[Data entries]
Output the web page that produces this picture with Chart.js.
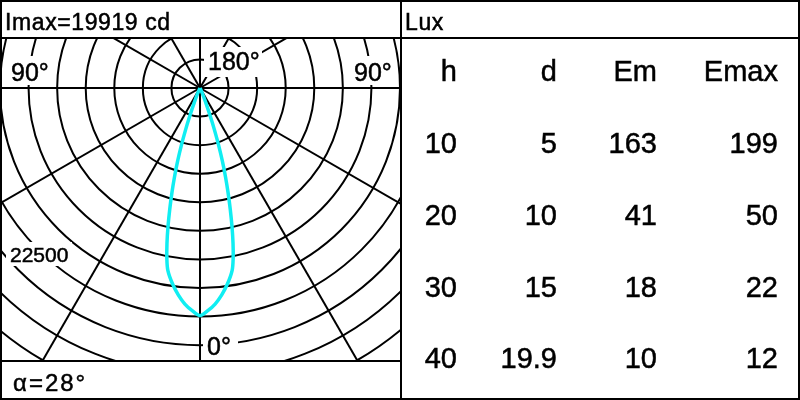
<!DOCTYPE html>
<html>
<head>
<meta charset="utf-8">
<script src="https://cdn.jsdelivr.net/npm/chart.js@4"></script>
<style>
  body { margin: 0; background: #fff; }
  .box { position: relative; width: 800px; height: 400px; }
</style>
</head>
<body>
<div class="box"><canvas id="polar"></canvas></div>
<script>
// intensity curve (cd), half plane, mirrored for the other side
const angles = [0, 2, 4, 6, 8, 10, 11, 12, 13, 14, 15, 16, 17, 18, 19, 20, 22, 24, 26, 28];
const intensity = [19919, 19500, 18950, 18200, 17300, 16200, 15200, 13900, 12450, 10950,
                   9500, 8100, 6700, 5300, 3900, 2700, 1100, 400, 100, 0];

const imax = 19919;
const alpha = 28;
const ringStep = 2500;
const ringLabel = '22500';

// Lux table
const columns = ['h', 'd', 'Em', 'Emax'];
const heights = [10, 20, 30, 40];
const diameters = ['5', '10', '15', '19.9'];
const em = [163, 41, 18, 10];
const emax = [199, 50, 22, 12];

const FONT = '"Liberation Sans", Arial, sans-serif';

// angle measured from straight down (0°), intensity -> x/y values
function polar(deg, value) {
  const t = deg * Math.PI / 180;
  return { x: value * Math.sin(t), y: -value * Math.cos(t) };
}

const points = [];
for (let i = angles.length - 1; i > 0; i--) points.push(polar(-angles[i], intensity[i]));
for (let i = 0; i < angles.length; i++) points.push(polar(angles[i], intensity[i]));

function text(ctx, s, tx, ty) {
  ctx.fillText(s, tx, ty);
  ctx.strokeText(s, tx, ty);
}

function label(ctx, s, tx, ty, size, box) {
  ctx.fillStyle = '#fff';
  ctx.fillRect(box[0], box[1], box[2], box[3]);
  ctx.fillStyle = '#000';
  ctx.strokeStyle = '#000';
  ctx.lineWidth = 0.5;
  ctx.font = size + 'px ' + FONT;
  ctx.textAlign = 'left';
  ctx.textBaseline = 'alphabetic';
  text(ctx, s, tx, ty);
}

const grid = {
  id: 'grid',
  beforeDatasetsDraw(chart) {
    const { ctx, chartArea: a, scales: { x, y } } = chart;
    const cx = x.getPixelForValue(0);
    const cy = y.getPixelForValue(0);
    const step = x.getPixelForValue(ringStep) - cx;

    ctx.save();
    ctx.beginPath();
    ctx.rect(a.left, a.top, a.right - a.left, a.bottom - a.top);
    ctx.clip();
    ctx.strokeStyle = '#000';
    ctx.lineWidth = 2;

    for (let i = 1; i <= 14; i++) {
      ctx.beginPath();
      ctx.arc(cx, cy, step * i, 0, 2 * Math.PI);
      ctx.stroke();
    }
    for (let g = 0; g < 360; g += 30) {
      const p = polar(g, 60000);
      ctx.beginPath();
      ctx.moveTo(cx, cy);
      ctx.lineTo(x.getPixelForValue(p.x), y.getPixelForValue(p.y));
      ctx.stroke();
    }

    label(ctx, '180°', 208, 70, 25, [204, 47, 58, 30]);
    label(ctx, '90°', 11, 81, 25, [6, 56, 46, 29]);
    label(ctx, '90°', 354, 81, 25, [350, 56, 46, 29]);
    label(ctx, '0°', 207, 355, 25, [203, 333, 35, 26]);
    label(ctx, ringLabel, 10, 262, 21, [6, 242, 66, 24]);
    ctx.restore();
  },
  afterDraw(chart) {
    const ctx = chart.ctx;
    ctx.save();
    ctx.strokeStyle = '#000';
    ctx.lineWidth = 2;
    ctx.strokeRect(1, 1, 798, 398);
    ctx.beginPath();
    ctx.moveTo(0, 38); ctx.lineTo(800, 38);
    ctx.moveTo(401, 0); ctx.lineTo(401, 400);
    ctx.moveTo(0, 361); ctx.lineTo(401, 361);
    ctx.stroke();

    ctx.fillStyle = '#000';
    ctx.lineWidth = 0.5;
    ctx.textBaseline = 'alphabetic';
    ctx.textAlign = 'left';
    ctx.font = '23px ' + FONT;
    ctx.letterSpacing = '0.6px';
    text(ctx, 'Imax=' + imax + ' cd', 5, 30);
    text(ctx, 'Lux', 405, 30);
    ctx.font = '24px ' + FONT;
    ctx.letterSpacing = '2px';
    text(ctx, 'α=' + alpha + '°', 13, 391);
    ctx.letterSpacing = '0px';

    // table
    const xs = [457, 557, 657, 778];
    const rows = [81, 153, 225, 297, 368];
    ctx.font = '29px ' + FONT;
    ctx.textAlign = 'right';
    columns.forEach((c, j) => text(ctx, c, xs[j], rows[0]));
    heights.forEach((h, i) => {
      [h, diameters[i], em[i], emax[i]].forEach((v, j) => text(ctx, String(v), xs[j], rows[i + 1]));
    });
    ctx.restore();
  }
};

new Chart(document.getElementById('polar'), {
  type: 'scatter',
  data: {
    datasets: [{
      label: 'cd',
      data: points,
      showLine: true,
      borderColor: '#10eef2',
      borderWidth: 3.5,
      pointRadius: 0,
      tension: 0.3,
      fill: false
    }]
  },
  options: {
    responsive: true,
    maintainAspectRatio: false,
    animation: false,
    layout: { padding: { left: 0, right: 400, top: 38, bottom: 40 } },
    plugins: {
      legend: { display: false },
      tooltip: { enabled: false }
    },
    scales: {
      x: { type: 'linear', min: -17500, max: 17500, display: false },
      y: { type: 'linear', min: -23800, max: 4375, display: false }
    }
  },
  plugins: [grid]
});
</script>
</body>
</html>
...
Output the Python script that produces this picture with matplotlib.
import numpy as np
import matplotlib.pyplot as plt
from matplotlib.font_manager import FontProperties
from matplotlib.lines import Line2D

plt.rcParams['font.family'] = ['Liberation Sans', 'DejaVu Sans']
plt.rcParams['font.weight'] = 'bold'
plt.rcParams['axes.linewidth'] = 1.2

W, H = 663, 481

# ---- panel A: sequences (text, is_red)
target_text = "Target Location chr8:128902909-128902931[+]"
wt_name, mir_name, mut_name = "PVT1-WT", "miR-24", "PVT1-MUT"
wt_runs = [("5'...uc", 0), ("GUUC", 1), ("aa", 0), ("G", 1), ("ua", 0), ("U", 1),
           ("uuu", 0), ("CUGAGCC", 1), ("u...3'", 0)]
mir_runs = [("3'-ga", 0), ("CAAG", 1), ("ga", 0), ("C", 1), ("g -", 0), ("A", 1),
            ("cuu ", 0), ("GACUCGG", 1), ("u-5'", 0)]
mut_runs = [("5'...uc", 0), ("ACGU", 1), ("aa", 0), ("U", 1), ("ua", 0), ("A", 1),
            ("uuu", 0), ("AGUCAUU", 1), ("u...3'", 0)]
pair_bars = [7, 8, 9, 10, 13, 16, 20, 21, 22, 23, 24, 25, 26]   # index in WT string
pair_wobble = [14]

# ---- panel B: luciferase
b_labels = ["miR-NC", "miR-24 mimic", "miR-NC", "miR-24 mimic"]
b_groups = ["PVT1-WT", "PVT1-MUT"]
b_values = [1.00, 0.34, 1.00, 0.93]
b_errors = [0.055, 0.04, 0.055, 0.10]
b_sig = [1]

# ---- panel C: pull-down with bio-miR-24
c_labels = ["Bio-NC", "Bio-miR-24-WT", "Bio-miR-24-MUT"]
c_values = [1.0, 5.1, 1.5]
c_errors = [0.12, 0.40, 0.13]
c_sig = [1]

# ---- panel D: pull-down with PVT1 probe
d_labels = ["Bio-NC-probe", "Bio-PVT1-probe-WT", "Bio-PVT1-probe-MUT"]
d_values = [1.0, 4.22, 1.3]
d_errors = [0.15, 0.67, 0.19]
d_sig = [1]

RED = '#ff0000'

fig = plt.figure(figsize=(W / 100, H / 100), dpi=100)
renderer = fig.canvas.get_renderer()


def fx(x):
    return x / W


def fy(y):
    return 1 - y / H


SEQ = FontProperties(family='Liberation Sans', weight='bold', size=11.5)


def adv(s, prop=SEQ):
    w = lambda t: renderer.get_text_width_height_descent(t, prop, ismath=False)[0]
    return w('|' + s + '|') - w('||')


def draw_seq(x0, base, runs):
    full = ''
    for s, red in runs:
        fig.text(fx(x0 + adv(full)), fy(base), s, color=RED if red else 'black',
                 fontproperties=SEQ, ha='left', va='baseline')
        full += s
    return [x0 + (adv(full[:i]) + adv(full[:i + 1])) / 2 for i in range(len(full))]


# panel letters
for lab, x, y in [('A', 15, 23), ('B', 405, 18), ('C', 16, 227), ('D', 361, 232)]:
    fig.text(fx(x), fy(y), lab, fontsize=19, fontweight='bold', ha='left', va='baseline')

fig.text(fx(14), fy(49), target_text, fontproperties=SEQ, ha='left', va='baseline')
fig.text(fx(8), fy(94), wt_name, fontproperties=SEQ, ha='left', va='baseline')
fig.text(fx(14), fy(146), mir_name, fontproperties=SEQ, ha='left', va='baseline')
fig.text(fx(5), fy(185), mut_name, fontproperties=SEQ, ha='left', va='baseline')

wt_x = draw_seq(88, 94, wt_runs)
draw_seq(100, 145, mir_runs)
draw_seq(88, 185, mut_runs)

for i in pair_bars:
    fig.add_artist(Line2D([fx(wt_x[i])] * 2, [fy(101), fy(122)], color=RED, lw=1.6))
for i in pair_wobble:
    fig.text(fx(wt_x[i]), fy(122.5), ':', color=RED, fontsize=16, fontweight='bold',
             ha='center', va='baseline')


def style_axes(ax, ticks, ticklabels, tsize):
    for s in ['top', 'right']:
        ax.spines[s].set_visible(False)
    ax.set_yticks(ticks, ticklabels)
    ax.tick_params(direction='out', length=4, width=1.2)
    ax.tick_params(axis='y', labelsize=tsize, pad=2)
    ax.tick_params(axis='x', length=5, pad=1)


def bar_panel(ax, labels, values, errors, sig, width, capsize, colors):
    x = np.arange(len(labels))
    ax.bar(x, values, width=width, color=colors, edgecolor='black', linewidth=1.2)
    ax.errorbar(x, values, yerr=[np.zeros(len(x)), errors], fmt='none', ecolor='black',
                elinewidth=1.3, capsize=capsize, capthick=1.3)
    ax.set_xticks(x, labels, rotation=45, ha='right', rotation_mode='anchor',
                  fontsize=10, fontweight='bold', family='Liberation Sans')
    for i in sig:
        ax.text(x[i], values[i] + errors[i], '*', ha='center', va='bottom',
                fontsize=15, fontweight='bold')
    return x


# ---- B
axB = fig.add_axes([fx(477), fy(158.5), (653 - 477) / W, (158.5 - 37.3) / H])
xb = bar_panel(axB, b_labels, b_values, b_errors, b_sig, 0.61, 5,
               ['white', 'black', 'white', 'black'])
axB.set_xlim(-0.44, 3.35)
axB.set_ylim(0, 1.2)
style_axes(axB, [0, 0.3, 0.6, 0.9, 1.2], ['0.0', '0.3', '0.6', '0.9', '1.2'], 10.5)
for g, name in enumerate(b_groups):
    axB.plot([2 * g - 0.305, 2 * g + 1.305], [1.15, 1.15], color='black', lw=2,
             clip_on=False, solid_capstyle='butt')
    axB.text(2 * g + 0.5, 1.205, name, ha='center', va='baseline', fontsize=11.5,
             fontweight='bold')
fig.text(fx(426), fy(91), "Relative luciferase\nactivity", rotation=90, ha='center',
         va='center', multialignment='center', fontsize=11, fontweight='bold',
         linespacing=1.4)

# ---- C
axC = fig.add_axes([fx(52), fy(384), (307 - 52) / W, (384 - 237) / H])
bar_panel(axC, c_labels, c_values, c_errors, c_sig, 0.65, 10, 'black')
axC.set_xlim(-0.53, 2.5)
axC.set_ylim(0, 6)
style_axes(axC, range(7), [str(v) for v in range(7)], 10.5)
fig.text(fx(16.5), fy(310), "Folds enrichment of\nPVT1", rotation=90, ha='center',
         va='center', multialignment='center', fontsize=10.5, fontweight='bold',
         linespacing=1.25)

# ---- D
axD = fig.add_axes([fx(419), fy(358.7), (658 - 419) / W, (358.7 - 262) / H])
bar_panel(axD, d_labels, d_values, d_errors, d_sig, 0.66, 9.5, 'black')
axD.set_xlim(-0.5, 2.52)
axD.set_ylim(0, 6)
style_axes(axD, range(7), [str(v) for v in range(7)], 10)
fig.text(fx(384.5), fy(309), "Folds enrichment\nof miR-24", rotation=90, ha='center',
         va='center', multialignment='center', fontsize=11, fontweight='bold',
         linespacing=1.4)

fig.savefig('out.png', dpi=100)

→ Goal
Reproduce only the lines running from the one that has "Output the web" through the one that has "const emax = [199, 50, 22, 12];", ends included. Any pictures in that stretch should not be copied.

→ Result of this task
Output the web page that produces this picture with Chart.js.
<!DOCTYPE html>
<html>
<head>
<meta charset="utf-8">
<script src="https://cdn.jsdelivr.net/npm/chart.js@4"></script>
<style>
  body { margin: 0; background: #fff; }
  .box { position: relative; width: 800px; height: 400px; }
</style>
</head>
<body>
<div class="box"><canvas id="polar"></canvas></div>
<script>
// intensity curve (cd), half plane, mirrored for the other side
const angles = [0, 2, 4, 6, 8, 10, 11, 12, 13, 14, 15, 16, 17, 18, 19, 20, 22, 24, 26, 28];
const intensity = [19919, 19500, 18950, 18200, 17300, 16200, 15200, 13900, 12450, 10950,
                   9500, 8100, 6700, 5300, 3900, 2700, 1100, 400, 100, 0];

const imax = 19919;
const alpha = 28;
const ringStep = 2500;
const ringLabel = '22500';

// Lux table
const columns = ['h', 'd', 'Em', 'Emax'];
const heights = [10, 20, 30, 40];
const diameters = ['5', '10', '15', '19.9'];
const em = [163, 41, 18, 10];
const emax = [199, 50, 22, 12];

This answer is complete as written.